Our research has examined the impact of demographic structure on economic activity, productivity, and innovation. Demographic structure may affect long and short-term economic conditions in several ways. Different age groups have different savings behaviour; have different productivity levels; work different amounts (as the very young and very old tend not to work); contribute differently to the innovation process; and have different needs. Therefore, changes to the demographic structure of a society can be expected to influence interest rates and output in both the long and short-term.

Our analysis shows that the changing age profile across OECD countries has economically and statistically significant impacts and that it roughly follows a life-cycle pattern; that is, people who are likely to be dependent on state or other forms of support – generally the very young and the old populations – seem to reduce economic growth, investment and real returns in the long-run.

Demographic structure also affects innovation; the economy is less likely to develop and/or patent new innovations/inventions. Similarly, productivity, which is driven by innovation, is positively affected by young and middle aged cohorts and negatively by the dependant young and retirees.

Demographics, innovation and medium-run economic performance

When people expect to live longer, they save more for their retirement and consume less, increasing demand for investment products and causing a decline in their returns. This provides one explanation in the steady decline in real interest rates in OECD countries since the 1980s. But it leaves us with a puzzle. A decrease in long-term interest rates should increase investment, but that is not what we observe. Our estimates show that long-term investment is declining. Our solution to the puzzle is that aging has also lowered the productivity of investment, reducing the incentive to invest, because the rate of ideas production and innovation, mainly done by the young, has reduced.

With fewer younger people in the population, there will be less creativity and ideas. Thus, while the cost of investment finance may be lower due to higher savings of the aging population, there are not enough ideas worth capitalising on and so long-term investment and real output declines. An ageing population also throws up social challenges, such as the provision of care for the elderly and how this can be supported.

Are there solutions?

While immigration may address the shortage of workers in the middle of the age categories, the political problems it raises are such that governments are usually unwilling to develop immigration policies that would truly address the issue. Furthermore, as populations are aging globally, this is not an adequate long-term solution. Giving more childcare support for young parents could help increase fertility rates and this is also related to building human capital starting from a very young age.

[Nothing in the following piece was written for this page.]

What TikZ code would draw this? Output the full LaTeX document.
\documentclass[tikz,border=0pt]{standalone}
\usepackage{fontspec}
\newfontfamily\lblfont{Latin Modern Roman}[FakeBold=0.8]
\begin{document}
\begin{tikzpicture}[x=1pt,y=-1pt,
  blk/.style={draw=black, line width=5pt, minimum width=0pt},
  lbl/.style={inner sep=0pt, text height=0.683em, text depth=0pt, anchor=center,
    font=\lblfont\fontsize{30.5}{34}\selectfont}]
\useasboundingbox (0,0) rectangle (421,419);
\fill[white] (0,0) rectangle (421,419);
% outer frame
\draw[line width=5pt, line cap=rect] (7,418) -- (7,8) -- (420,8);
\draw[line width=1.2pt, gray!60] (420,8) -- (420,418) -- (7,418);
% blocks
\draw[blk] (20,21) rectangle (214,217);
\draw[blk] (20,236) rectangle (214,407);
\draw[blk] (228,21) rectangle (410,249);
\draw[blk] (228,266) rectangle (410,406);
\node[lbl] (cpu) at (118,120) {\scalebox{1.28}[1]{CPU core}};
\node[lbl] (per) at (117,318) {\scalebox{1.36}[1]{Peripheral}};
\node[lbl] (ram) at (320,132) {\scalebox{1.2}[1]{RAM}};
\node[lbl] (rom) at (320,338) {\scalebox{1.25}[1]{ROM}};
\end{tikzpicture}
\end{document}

Increases in productivity by investing in human capital, education and skills is of crucial importance, as is increased funding for research and development that could bolster a  generation of new ideas and create new innovations and investment opportunities.  At Birkbeck, we have long understood the importance of lifelong learning that is directly associated with productivity gains for the economy, which in the current climate could help to compensate for a reduced workforce and staggered productivity. Robots and AI could also address the productivity/labour supply challenges, especially if we reach a point where machines can generate innovations and robots might be used more to fill gaps in the work force and provide care for the elderly, but it might make more people unemployed.

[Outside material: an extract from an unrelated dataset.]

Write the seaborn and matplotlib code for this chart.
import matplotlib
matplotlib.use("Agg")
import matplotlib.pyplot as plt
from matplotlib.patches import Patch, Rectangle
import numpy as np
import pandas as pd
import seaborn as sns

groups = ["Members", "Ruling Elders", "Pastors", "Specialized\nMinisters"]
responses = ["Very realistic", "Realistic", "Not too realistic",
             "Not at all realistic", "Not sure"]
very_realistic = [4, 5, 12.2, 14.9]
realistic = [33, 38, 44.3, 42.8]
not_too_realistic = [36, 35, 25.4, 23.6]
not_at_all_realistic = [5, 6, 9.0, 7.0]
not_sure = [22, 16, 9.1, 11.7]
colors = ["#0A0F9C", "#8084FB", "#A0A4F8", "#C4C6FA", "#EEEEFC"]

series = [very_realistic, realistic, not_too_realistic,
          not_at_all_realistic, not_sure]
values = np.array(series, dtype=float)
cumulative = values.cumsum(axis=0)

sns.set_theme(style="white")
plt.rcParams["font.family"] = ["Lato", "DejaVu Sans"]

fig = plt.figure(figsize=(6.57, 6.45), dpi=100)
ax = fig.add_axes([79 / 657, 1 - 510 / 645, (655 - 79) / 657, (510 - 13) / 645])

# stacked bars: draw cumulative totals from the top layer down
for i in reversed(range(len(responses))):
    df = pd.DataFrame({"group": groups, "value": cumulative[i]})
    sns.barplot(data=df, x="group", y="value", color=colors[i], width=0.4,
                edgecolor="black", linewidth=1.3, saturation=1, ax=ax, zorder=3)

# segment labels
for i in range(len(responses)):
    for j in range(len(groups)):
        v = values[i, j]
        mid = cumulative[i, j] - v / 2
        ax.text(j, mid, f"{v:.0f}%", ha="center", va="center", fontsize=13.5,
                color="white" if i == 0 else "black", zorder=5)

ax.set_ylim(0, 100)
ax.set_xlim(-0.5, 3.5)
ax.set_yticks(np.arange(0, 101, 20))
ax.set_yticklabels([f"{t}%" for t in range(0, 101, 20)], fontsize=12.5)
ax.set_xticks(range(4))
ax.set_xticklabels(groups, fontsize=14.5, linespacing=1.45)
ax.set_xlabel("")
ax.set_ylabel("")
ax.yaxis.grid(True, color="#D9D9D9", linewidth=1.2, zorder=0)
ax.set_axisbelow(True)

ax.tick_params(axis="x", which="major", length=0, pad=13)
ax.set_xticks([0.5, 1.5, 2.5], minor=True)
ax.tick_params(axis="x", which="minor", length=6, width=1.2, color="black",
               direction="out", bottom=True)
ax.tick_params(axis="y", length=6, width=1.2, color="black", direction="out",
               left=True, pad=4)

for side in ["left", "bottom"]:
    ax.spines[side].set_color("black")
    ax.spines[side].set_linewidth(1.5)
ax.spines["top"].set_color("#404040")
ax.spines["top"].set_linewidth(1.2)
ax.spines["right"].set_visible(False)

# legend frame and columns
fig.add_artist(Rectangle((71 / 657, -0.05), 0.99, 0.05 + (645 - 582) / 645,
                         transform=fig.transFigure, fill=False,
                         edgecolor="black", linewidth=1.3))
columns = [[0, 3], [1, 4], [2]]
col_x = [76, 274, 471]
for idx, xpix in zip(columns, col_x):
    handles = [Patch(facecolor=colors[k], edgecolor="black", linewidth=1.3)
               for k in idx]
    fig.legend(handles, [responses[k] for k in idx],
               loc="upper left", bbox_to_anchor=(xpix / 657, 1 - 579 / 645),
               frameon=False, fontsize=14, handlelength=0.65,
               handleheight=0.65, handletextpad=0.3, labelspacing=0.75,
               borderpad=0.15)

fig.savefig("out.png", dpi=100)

A typical challenge is that politicians are often short sighted. Long-term investment in order to boost human capital and productivity would not be a top priority for an incumbent politician in the short term, despite the transformative effects they could have for the generations to come.  Often, what we think is happening now is the slow moving changes that started a long time back, so a long-term view is essential to tackle the economic impact of ageing populations to address the future.